「丑の日を 過ぎてから食う へそまがり」(お粗末!)ということで、江戸川沿い(江戸川橋~飯田橋)に展開した、東京のうなぎ問屋仲間Click!はなくなってしまったが、神田川周辺の「う」は、元祖または名所としての看板を掲げる店が、いまでも多く残っている。そして、看板にたがわず、かなり美味(うま)い店が多い。江戸期からつづく石切橋の「はし本」、小桜橋の「石ばし」などが有名だ。
 また、神田上水に入りこんでしまうが、面影橋筋のざっかけない、まるで深川のような気どらない「田川」などもいい。江戸期、深川は早くからうなぎの名産地だった。『新増江戸鹿子』(1751年/寛延4)にも、特記して「深川、鰻名産なり、八幡宮門前の町にて多く売る」と書かれている。わたしの舌の標準は、大川端の日本橋や深川あたりの「う」だが、神田川沿いに展開しているうなぎ屋は、ちょっと意外性があってとても面白い。それは、山手と下町の風情が入り組んだ、微妙な立地の影響によるのだろう。事実、飯田橋や小日向、音羽に江戸川橋界隈は、山手の風情と下町の風情が複雑に入り組んだ街並みを形成している。

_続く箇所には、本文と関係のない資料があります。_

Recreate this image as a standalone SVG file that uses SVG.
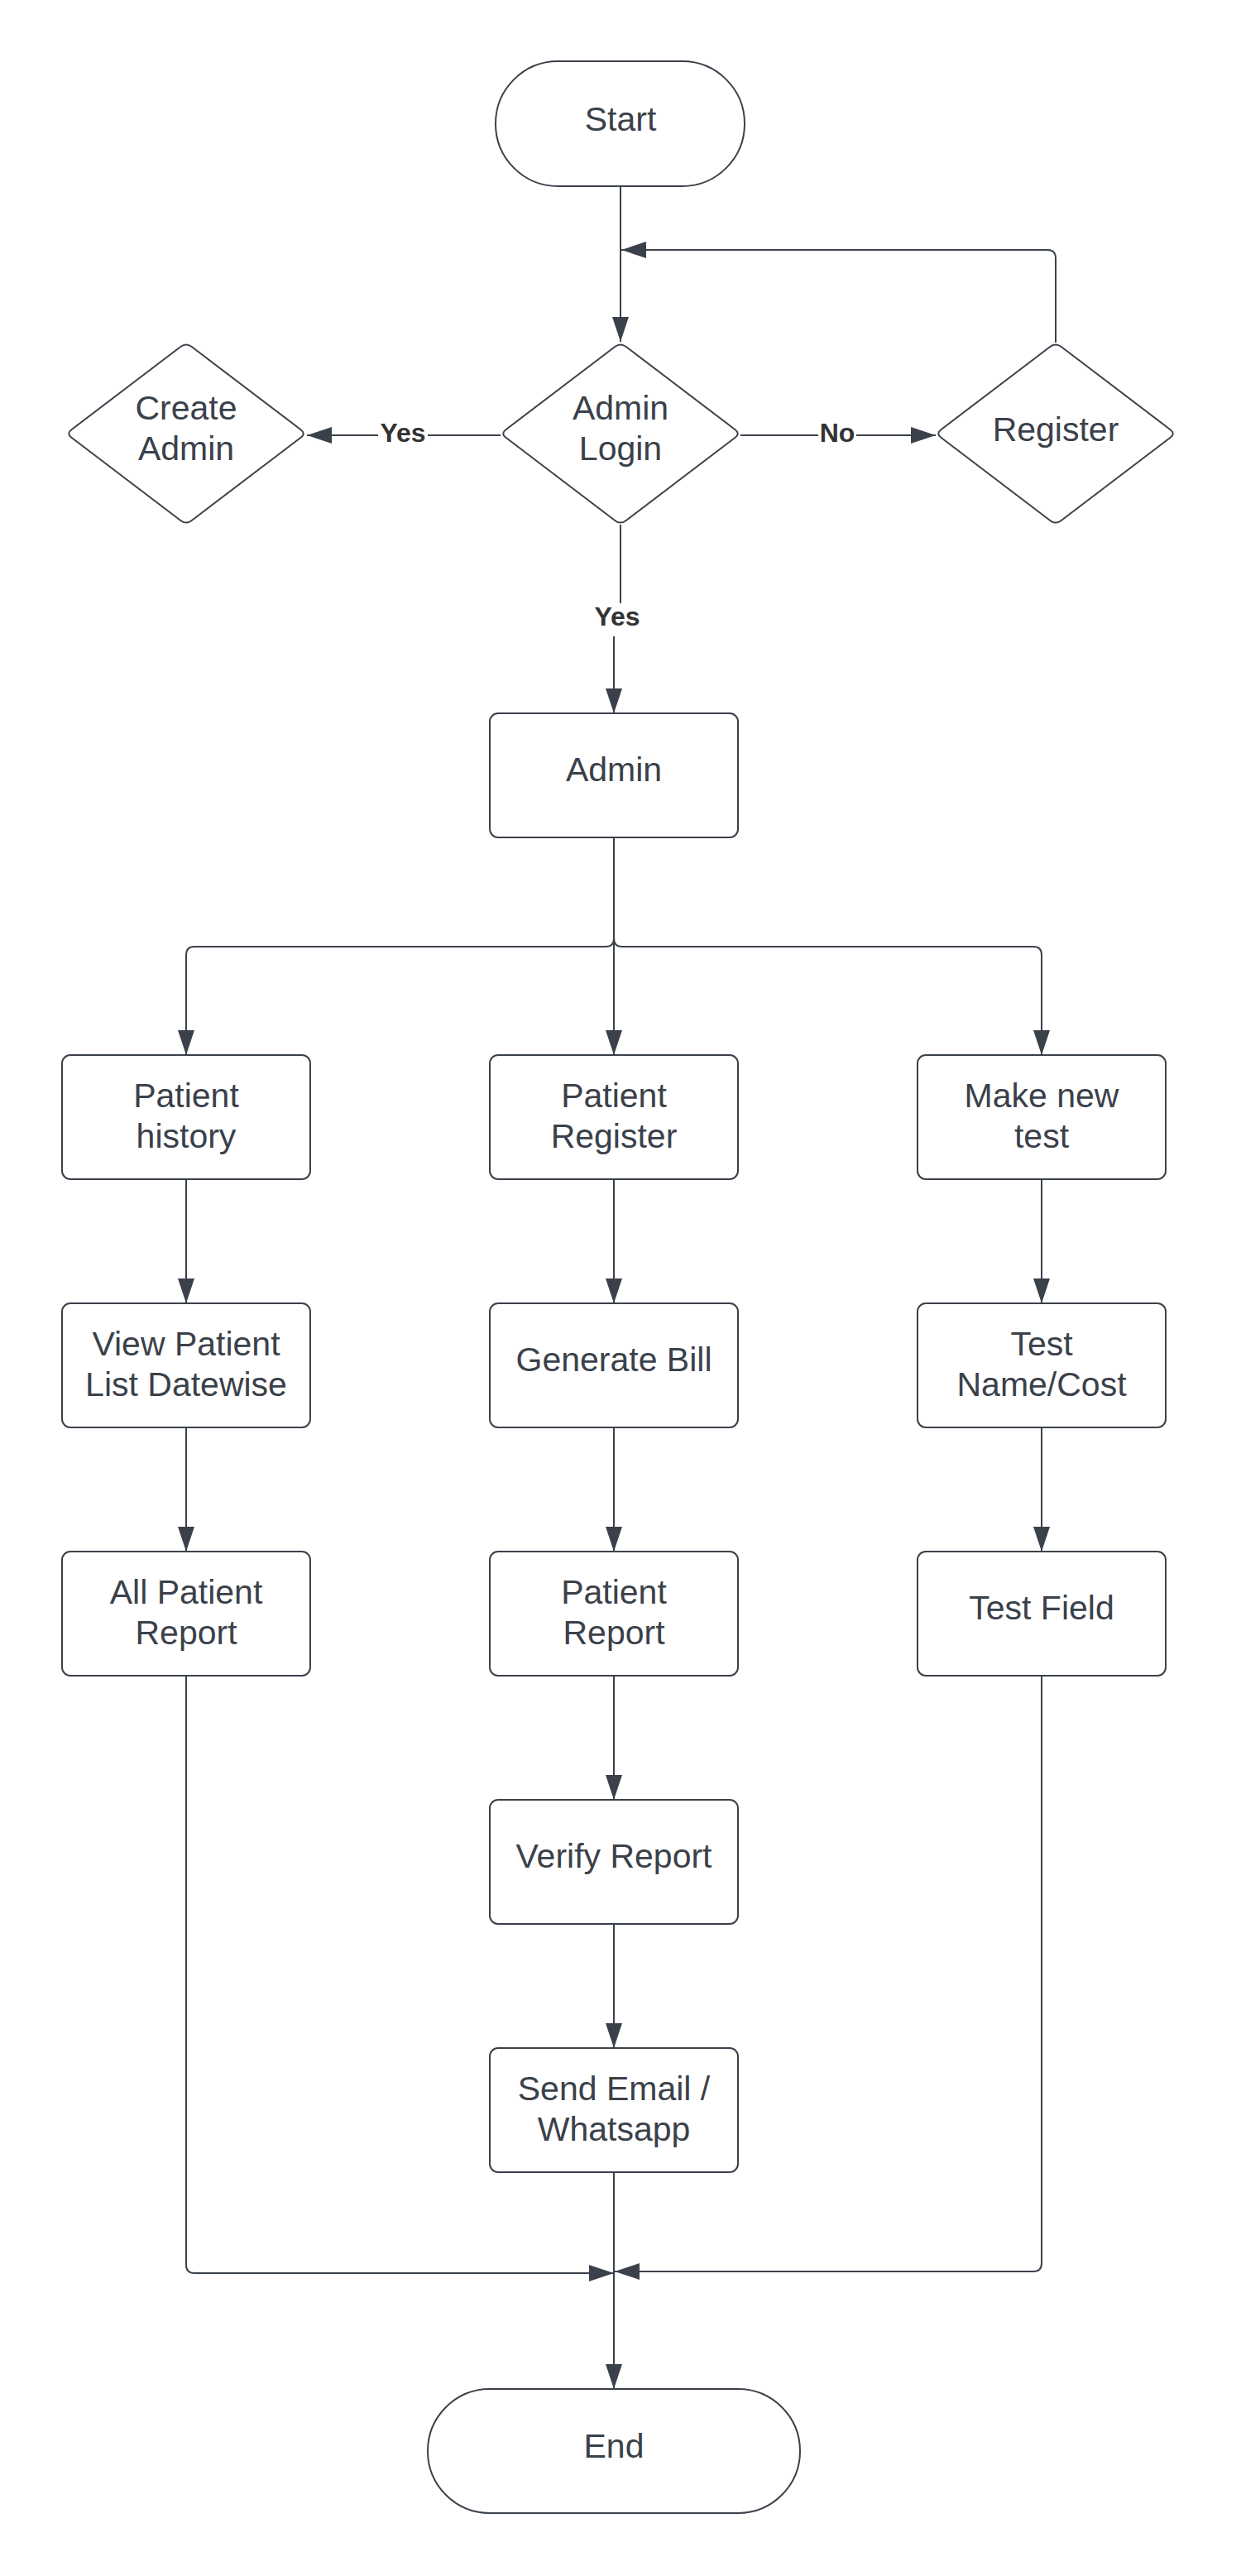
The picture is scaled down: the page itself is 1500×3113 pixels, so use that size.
<svg xmlns="http://www.w3.org/2000/svg" width="1500" height="3113" viewBox="0 0 1500 3113">
  <style>
    .shape { fill: #ffffff; stroke: #3a414a; stroke-width: 2; }
    .conn { fill: none; stroke: #3a414a; stroke-width: 2; }
    .lbl { font-family: "Liberation Sans", Arial, sans-serif; font-size: 41px; fill: #3a414a; text-anchor: middle; }
    .elbl { font-family: "Liberation Sans", Arial, sans-serif; font-size: 32px; font-weight: bold; fill: #333333; text-anchor: middle; }
  </style>
  <defs>
    <marker id="arrow" markerUnits="userSpaceOnUse" markerWidth="30" markerHeight="20" refX="30" refY="10" orient="auto">
      <path d="M0 0 L30 10 L0 20 Z" fill="#3a414a"/>
    </marker>
    <path id="dia" d="M-6.4 -105.2 Q0 -110 6.4 -105.2 L138.6 -4.8 Q145 0 138.6 4.8 L6.4 105.2 Q0 110 -6.4 105.2 L-138.6 4.8 Q-145 0 -138.6 -4.8 Z"/>
  </defs>
  <rect width="1500" height="3113" fill="#ffffff"/>

  <g id="connectors">
    <path class="conn" d="M750 225 V413" marker-end="url(#arrow)"/>
    <path class="conn" d="M1276 414 V312 Q1276 302 1266 302 H751" marker-end="url(#arrow)"/>
    <path class="conn" d="M605 526 H517"/>
    <path class="conn" d="M457 526 H371" marker-end="url(#arrow)"/>
    <path class="conn" d="M895 526 H989"/>
    <path class="conn" d="M1035 526 H1131" marker-end="url(#arrow)"/>
    <path class="conn" d="M750 634 V729"/>
    <path class="conn" d="M742 769 V862" marker-end="url(#arrow)"/>
    <path class="conn" d="M742 1012 V1275" marker-end="url(#arrow)"/>
    <path class="conn" d="M742 1134 Q742 1144 732 1144 H235 Q225 1144 225 1154 V1275" marker-end="url(#arrow)"/>
    <path class="conn" d="M742 1134 Q742 1144 752 1144 H1249 Q1259 1144 1259 1154 V1275" marker-end="url(#arrow)"/>
    <path class="conn" d="M225 1425 V1575" marker-end="url(#arrow)"/>
    <path class="conn" d="M225 1725 V1875" marker-end="url(#arrow)"/>
    <path class="conn" d="M742 1425 V1575" marker-end="url(#arrow)"/>
    <path class="conn" d="M742 1725 V1875" marker-end="url(#arrow)"/>
    <path class="conn" d="M742 2025 V2175" marker-end="url(#arrow)"/>
    <path class="conn" d="M742 2325 V2475" marker-end="url(#arrow)"/>
    <path class="conn" d="M742 2625 V2887" marker-end="url(#arrow)"/>
    <path class="conn" d="M1259 1425 V1575" marker-end="url(#arrow)"/>
    <path class="conn" d="M1259 1725 V1875" marker-end="url(#arrow)"/>
    <path class="conn" d="M225 2025 V2737 Q225 2747 235 2747 H742" marker-end="url(#arrow)"/>
    <path class="conn" d="M1259 2025 V2735 Q1259 2745 1249 2745 H743" marker-end="url(#arrow)"/>
    <text class="elbl" x="487" y="534">Yes</text>
    <text class="elbl" x="1012" y="534">No</text>
    <text class="elbl" x="746" y="756">Yes</text>
  </g>

  <g id="start">
    <rect class="shape" x="599" y="74" width="301" height="151" rx="75.5" ry="75.5"/>
    <text class="lbl" x="750" y="158">Start</text>
  </g>
  <g id="admin-login">
    <use href="#dia" class="shape" x="750" y="524"/>
    <text class="lbl" x="750" y="507">Admin</text>
    <text class="lbl" x="750" y="556">Login</text>
  </g>
  <g id="create-admin">
    <use href="#dia" class="shape" x="225" y="524"/>
    <text class="lbl" x="225" y="507">Create</text>
    <text class="lbl" x="225" y="556">Admin</text>
  </g>
  <g id="register">
    <use href="#dia" class="shape" x="1276" y="524"/>
    <text class="lbl" x="1276" y="533">Register</text>
  </g>
  <g id="admin">
    <rect class="shape" x="592" y="862" width="300" height="150" rx="10"/>
    <text class="lbl" x="742" y="944">Admin</text>
  </g>
  <g id="patient-history">
    <rect class="shape" x="75" y="1275" width="300" height="150" rx="10"/>
    <text class="lbl" x="225" y="1338">Patient</text>
    <text class="lbl" x="225" y="1387">history</text>
  </g>
  <g id="patient-register">
    <rect class="shape" x="592" y="1275" width="300" height="150" rx="10"/>
    <text class="lbl" x="742" y="1338">Patient</text>
    <text class="lbl" x="742" y="1387">Register</text>
  </g>
  <g id="make-new-test">
    <rect class="shape" x="1109" y="1275" width="300" height="150" rx="10"/>
    <text class="lbl" x="1259" y="1338">Make new</text>
    <text class="lbl" x="1259" y="1387">test</text>
  </g>
  <g id="view-patient-list">
    <rect class="shape" x="75" y="1575" width="300" height="150" rx="10"/>
    <text class="lbl" x="225" y="1638">View Patient</text>
    <text class="lbl" x="225" y="1687">List Datewise</text>
  </g>
  <g id="generate-bill">
    <rect class="shape" x="592" y="1575" width="300" height="150" rx="10"/>
    <text class="lbl" x="742" y="1657">Generate Bill</text>
  </g>
  <g id="test-name-cost">
    <rect class="shape" x="1109" y="1575" width="300" height="150" rx="10"/>
    <text class="lbl" x="1259" y="1638">Test</text>
    <text class="lbl" x="1259" y="1687">Name/Cost</text>
  </g>
  <g id="all-patient-report">
    <rect class="shape" x="75" y="1875" width="300" height="150" rx="10"/>
    <text class="lbl" x="225" y="1938">All Patient</text>
    <text class="lbl" x="225" y="1987">Report</text>
  </g>
  <g id="patient-report">
    <rect class="shape" x="592" y="1875" width="300" height="150" rx="10"/>
    <text class="lbl" x="742" y="1938">Patient</text>
    <text class="lbl" x="742" y="1987">Report</text>
  </g>
  <g id="test-field">
    <rect class="shape" x="1109" y="1875" width="300" height="150" rx="10"/>
    <text class="lbl" x="1259" y="1957">Test Field</text>
  </g>
  <g id="verify-report">
    <rect class="shape" x="592" y="2175" width="300" height="150" rx="10"/>
    <text class="lbl" x="742" y="2257">Verify Report</text>
  </g>
  <g id="send-email">
    <rect class="shape" x="592" y="2475" width="300" height="150" rx="10"/>
    <text class="lbl" x="742" y="2538">Send Email /</text>
    <text class="lbl" x="742" y="2587">Whatsapp</text>
  </g>
  <g id="end">
    <rect class="shape" x="517" y="2887" width="450" height="150" rx="75" ry="75"/>
    <text class="lbl" x="742" y="2970">End</text>
  </g>
</svg>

 たとえば、「石ばし」はとても上品な味わいだが、どこか町場の香ばしい風味を残して、蒸すのもほどほど、「野田岩」Click!ほどあえて脂抜きを徹底せず“洗練”させてはいない。「田川」は、もうコテコテの下町風味で(つまり、わたしのデフォルトの風味)、ここは大川端か深川か?・・・と錯覚させるほどの下町くさい。とても香ばしく、こってり甘辛い出来だ。「はし本」は記憶にないので不明だが、おそらく町場と山手の中間風味と想像している。
 

 神田川を出口の柳橋あたりから、下落合あたりまでさかのぼり、沿岸の「う」を食いつづけたりしたら、それだけで1冊の本が書けてしまいそうだ。めまいがするほどの誘惑だが、そのシリーズの最後は、やはり下落合(現・中落合)は、目白第一文化村に隣接した「大和田」なのだろうか? それにしても、山手の中の山手の「う」は、いつ開店しているのだろう? うなぎを焼く香ばしい匂いはするので休業はしていないようだが、開店しているのをついぞ見かけたことがない。文化村の「う」が、コテコテの下町風味だったりしたら、またすごく面白いのだけれど・・・。

■写真上下:左は小桜橋の「石ばし」、右は面影橋筋、バッケ上にある早稲田の「田川」。わたしの味覚は、「田川」風の典型的な下町「う」の中で育まれた。早稲田の夏目漱石も通ったといわれる老舗「すず金」は、残念ながら店舗建て替え中で長期休業に入ってしまった。